→ **Extracted data**:

↓

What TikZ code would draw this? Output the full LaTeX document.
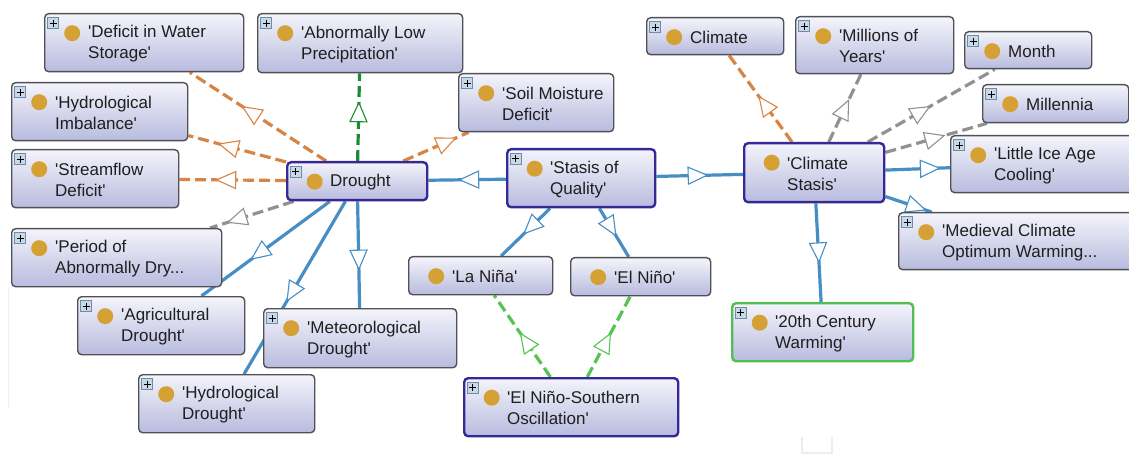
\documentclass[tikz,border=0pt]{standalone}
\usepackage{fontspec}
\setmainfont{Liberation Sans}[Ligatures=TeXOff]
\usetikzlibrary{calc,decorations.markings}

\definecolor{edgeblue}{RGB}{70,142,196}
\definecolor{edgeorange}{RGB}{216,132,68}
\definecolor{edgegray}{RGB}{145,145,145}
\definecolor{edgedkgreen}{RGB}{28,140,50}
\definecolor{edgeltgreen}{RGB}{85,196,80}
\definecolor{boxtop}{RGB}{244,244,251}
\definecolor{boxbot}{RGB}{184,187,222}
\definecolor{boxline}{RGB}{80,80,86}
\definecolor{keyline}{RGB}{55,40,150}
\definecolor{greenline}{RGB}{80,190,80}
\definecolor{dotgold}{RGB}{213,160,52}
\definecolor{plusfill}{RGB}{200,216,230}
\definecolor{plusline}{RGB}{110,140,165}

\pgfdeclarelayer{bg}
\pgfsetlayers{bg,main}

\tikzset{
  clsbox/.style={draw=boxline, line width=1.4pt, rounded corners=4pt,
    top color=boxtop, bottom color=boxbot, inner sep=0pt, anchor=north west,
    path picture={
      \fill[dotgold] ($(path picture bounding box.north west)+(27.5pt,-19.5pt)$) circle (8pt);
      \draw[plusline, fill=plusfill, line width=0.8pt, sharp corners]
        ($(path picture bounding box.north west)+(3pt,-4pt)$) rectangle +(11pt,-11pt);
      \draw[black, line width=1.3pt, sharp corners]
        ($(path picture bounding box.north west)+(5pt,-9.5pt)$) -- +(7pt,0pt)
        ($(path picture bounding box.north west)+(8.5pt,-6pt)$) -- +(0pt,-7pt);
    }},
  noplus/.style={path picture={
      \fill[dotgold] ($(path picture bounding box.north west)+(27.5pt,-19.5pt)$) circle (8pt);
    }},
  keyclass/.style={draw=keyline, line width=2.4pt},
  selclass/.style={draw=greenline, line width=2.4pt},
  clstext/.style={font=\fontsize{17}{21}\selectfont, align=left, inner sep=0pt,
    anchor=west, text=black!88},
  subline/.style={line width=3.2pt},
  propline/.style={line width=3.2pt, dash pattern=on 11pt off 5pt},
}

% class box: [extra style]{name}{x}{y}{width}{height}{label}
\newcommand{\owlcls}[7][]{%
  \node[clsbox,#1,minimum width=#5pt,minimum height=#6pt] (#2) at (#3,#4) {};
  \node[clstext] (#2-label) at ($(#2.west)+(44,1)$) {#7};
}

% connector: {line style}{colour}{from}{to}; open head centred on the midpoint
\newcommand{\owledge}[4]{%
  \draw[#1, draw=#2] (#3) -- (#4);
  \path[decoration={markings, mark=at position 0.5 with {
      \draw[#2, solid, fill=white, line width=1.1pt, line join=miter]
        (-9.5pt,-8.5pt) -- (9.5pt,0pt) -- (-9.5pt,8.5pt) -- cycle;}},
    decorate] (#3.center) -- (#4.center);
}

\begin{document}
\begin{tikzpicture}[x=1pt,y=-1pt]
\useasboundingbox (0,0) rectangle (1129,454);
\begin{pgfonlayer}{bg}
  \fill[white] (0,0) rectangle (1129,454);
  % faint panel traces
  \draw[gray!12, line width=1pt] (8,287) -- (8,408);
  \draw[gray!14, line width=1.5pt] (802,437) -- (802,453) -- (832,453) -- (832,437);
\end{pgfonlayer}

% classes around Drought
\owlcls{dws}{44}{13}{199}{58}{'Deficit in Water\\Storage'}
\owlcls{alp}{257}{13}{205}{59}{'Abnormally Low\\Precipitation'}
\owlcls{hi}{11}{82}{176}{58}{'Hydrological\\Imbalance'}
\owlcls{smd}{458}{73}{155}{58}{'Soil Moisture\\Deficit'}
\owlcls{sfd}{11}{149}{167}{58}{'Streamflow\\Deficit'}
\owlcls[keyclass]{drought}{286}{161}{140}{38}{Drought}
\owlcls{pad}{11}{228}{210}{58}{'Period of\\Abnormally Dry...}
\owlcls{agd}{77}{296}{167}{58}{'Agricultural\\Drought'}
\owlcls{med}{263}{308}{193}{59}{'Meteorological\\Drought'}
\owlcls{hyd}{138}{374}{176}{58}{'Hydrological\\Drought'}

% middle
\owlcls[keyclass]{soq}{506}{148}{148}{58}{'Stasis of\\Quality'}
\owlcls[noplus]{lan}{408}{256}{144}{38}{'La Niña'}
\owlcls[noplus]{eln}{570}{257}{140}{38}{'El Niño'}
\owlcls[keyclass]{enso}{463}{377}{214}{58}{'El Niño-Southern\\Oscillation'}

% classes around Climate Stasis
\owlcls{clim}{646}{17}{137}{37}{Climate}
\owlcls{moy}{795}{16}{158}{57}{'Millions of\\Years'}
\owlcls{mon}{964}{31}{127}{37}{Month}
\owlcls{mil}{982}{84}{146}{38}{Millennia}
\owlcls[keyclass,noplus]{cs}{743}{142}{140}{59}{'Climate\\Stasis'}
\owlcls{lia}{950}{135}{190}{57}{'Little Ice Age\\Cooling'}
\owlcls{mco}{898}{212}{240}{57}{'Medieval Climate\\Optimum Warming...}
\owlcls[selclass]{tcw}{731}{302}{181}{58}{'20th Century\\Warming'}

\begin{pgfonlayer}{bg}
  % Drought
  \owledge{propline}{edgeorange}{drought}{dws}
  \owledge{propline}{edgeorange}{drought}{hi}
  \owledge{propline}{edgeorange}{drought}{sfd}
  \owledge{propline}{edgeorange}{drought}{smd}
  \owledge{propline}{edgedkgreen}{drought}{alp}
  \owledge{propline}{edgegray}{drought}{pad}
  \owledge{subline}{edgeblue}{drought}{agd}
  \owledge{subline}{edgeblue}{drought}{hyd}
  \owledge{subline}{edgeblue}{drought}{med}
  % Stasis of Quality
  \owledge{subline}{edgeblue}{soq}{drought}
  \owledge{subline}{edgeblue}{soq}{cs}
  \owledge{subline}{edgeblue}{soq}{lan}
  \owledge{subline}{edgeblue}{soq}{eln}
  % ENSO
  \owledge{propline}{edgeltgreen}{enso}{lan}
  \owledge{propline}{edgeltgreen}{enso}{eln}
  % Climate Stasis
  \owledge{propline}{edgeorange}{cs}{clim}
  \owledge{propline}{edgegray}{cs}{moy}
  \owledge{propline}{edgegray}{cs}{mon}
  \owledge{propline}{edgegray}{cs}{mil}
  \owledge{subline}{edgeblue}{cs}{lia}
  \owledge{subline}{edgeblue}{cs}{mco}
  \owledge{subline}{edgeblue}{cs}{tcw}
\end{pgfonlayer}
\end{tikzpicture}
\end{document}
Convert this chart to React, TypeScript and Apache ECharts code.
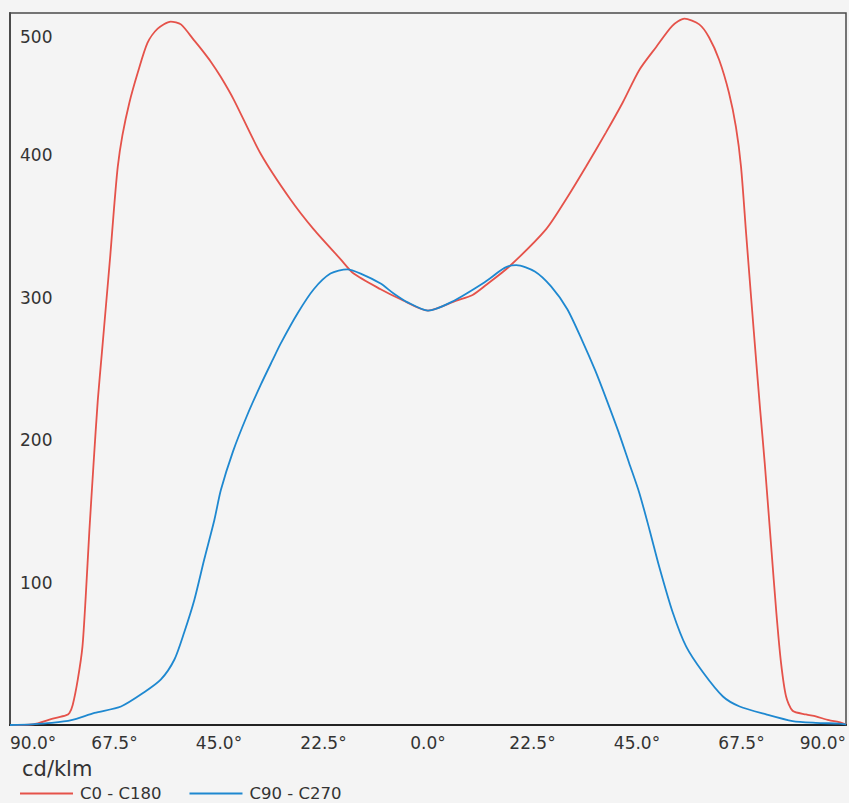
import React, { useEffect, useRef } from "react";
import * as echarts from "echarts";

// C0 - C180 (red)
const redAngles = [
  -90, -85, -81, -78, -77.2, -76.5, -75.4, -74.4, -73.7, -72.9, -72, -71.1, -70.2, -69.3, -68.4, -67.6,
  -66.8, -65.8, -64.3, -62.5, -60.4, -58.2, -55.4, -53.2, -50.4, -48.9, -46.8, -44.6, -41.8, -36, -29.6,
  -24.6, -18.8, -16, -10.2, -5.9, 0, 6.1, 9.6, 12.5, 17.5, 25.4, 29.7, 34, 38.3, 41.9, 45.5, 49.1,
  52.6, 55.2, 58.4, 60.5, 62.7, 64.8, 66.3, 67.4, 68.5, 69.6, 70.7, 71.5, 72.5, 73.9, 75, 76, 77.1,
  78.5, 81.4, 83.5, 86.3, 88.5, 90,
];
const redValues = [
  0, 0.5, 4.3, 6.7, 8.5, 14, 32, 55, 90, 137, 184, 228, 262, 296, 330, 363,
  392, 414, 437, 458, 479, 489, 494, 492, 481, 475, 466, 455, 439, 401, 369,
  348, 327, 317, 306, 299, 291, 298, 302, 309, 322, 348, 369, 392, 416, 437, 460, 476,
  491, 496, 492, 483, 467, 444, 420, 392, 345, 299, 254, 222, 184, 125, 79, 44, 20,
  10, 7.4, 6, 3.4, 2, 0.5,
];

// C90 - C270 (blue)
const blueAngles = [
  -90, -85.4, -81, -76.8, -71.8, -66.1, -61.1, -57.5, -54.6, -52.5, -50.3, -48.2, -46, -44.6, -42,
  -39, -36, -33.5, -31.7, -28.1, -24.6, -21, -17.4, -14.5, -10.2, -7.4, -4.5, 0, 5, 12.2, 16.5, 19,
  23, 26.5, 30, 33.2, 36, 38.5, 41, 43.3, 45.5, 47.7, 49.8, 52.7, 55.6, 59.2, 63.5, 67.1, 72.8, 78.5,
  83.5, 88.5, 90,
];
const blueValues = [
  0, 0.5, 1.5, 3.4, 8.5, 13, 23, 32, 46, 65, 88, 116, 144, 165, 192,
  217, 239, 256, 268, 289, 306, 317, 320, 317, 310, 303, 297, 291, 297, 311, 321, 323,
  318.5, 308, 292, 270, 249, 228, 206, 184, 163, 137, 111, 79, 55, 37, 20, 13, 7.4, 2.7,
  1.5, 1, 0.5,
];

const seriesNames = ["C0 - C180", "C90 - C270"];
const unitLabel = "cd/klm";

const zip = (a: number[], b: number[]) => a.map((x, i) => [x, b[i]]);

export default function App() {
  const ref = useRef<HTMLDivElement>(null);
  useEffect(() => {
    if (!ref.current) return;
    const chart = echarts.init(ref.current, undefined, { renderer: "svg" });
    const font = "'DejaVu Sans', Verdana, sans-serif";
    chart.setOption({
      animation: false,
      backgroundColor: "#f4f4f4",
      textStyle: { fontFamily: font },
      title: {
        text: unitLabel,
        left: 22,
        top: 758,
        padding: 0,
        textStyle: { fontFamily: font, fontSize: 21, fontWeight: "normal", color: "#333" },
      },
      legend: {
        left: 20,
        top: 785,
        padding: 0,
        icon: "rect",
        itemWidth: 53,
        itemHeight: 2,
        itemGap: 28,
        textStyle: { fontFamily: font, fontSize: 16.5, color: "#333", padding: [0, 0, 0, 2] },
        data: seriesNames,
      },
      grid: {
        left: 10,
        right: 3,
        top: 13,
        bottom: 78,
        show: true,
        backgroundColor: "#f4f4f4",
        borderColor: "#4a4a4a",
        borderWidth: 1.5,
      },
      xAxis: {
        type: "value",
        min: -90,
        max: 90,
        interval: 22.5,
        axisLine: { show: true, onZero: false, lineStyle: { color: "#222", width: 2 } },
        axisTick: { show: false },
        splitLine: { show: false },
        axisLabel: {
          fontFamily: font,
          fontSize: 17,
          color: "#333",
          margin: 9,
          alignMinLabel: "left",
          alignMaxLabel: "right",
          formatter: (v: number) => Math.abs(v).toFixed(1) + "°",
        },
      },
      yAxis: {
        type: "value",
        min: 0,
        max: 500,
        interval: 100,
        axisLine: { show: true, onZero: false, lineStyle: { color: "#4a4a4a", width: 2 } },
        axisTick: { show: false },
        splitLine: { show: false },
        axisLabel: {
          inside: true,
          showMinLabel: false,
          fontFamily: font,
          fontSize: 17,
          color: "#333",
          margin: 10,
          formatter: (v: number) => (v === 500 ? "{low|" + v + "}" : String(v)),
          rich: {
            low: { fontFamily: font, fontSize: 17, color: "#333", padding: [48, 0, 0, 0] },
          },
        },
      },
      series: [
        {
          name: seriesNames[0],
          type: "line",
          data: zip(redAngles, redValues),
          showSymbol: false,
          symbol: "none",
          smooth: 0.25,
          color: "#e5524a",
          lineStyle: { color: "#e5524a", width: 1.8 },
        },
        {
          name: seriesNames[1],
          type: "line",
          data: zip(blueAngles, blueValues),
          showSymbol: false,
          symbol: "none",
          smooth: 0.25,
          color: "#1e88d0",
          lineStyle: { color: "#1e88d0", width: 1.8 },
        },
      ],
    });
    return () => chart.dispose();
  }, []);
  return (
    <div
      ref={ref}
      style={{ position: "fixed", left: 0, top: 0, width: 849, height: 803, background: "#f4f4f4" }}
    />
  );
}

↑

→ **Your task**:
Transcribe exactly the lines between the one containing "Convert this chart" and the one containing "import * as", counting both ends. Pictures are not copied.

→ **Solution below**:
Convert this chart to React, TypeScript and Apache ECharts code.
import React, { useEffect, useRef } from "react";
import * as echarts from "echarts";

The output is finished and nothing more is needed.